Monday, July 6, 2009
All That is Left is Prayer
Sorry I haven't kept up with updates. We have been in South Dakota for two weeks and technology was not at my fingertips and time was fleeting! Throughout the last few weeks it has become very clear that our adoption process is becoming more and more discouraging. Waiting on answers and results has almost stretched my patience beyond my limits. (Thank God He stretches me beyond my own abilities!!) It has becomes slowly clear that MOWA is a mess and so far behind that it's hard to give definite deadlines or answers for anything. The director of MOWA has taken upon herself to sign each and every adoption dossier in the country, which is a good thought, but impossible for do. She is also going to school for her masters and is not in the office like she should be. She was the one who decided to go to school on our third court date rather than take ours and other families cases to court. MOWA is also revamping everything which also is slowing things down. I know our agency is doing everything they can here and in Ethiopia to get things resolved, but it is so hard to be totally out of control with regards to this process. They are not giving any sort of timetable right now and so we have not idea how long this process will be going on. The advice I got from our director was to just pray and commission others to pray with you.

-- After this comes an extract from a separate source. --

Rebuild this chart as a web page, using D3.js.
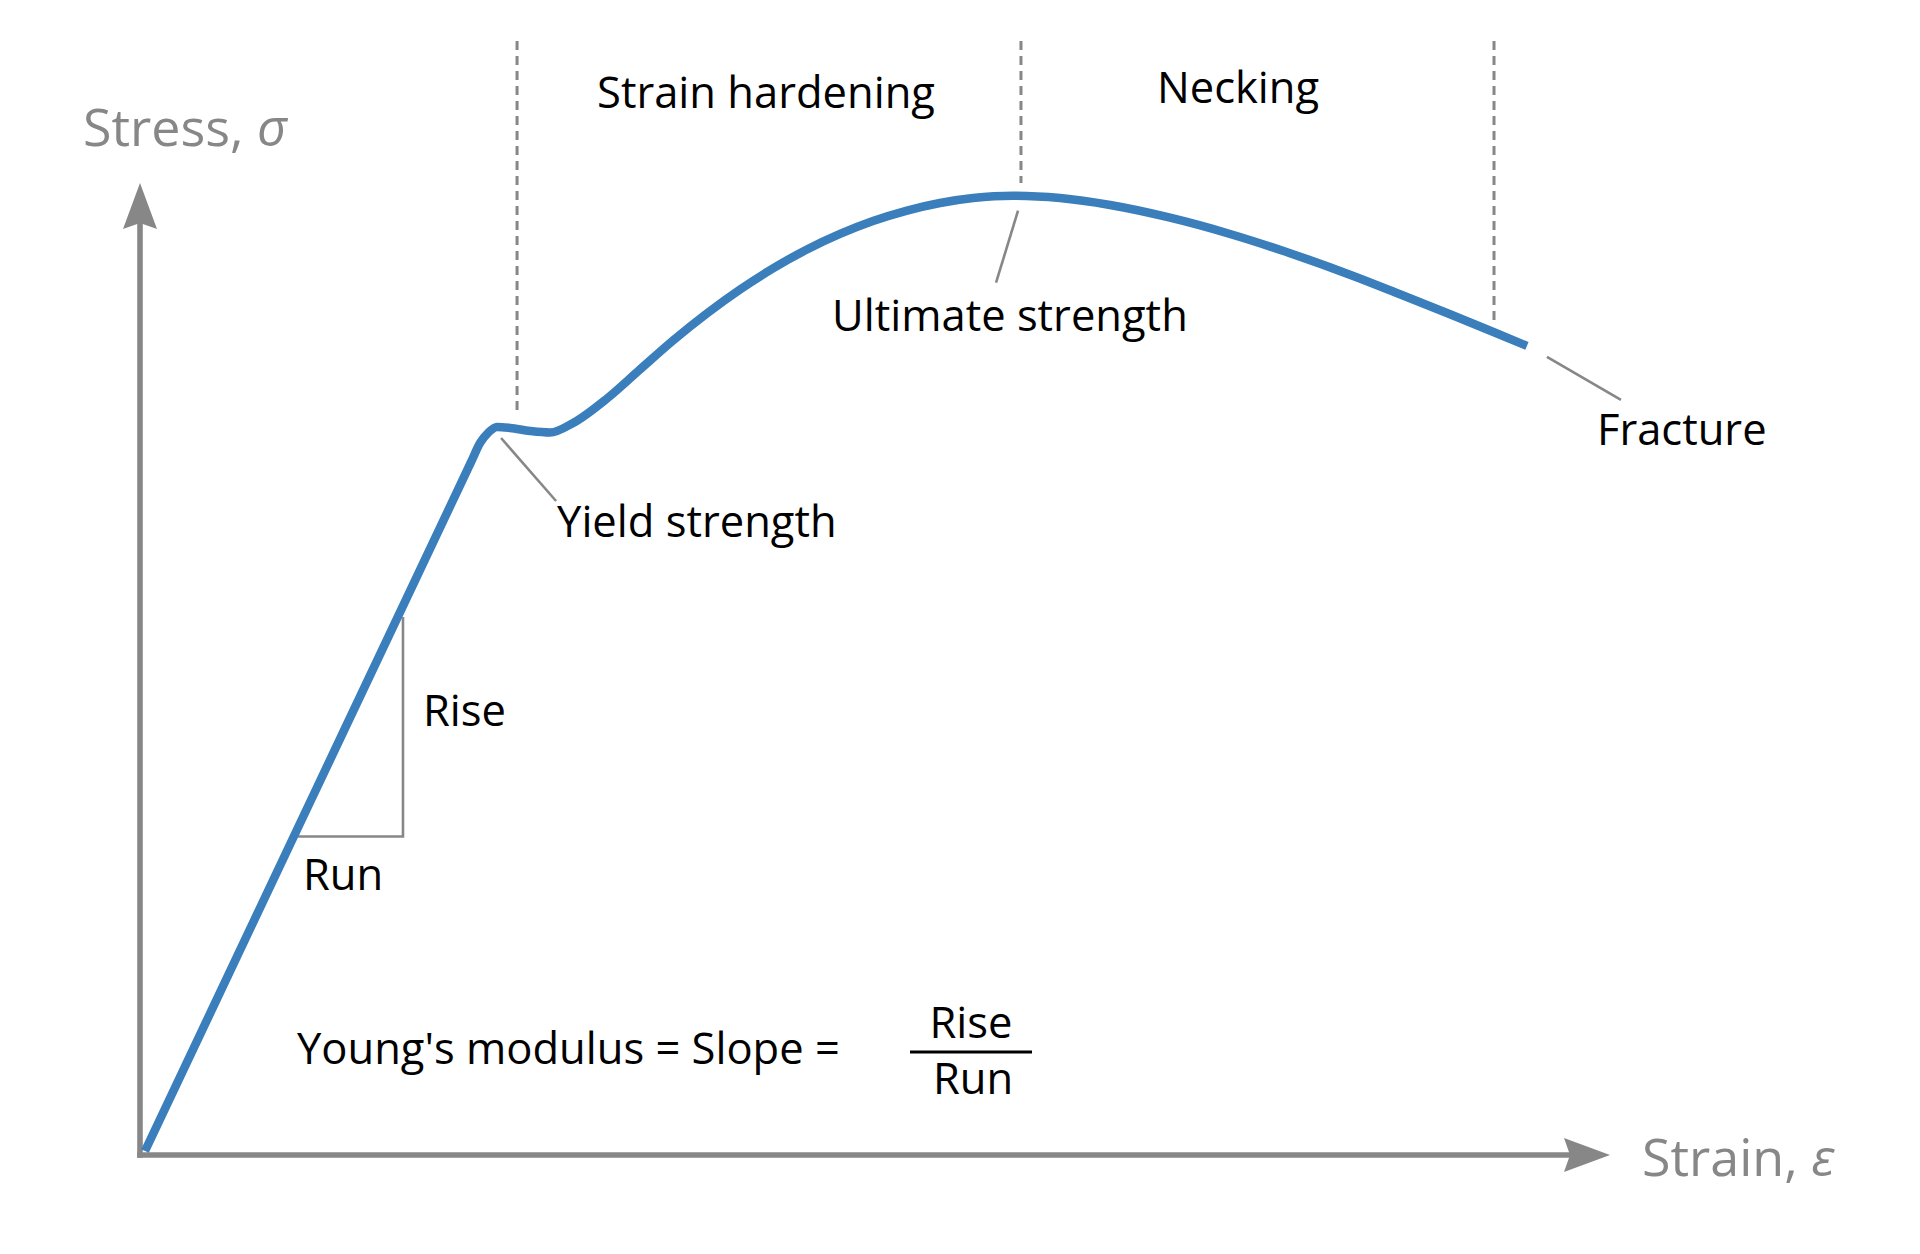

So there it is. Pray that that Lord would intervene. I am reminded, every time I have fleeting thoughts of doubt, that God's timetable has not changed and God's perfect will, no matter the timing and results are good and right, for them and us. I don't always understand everything about our journey....but I am not God either!! I rest in someone who is infinitely more capable than I in running my life, our family's life and these precious boy's lives.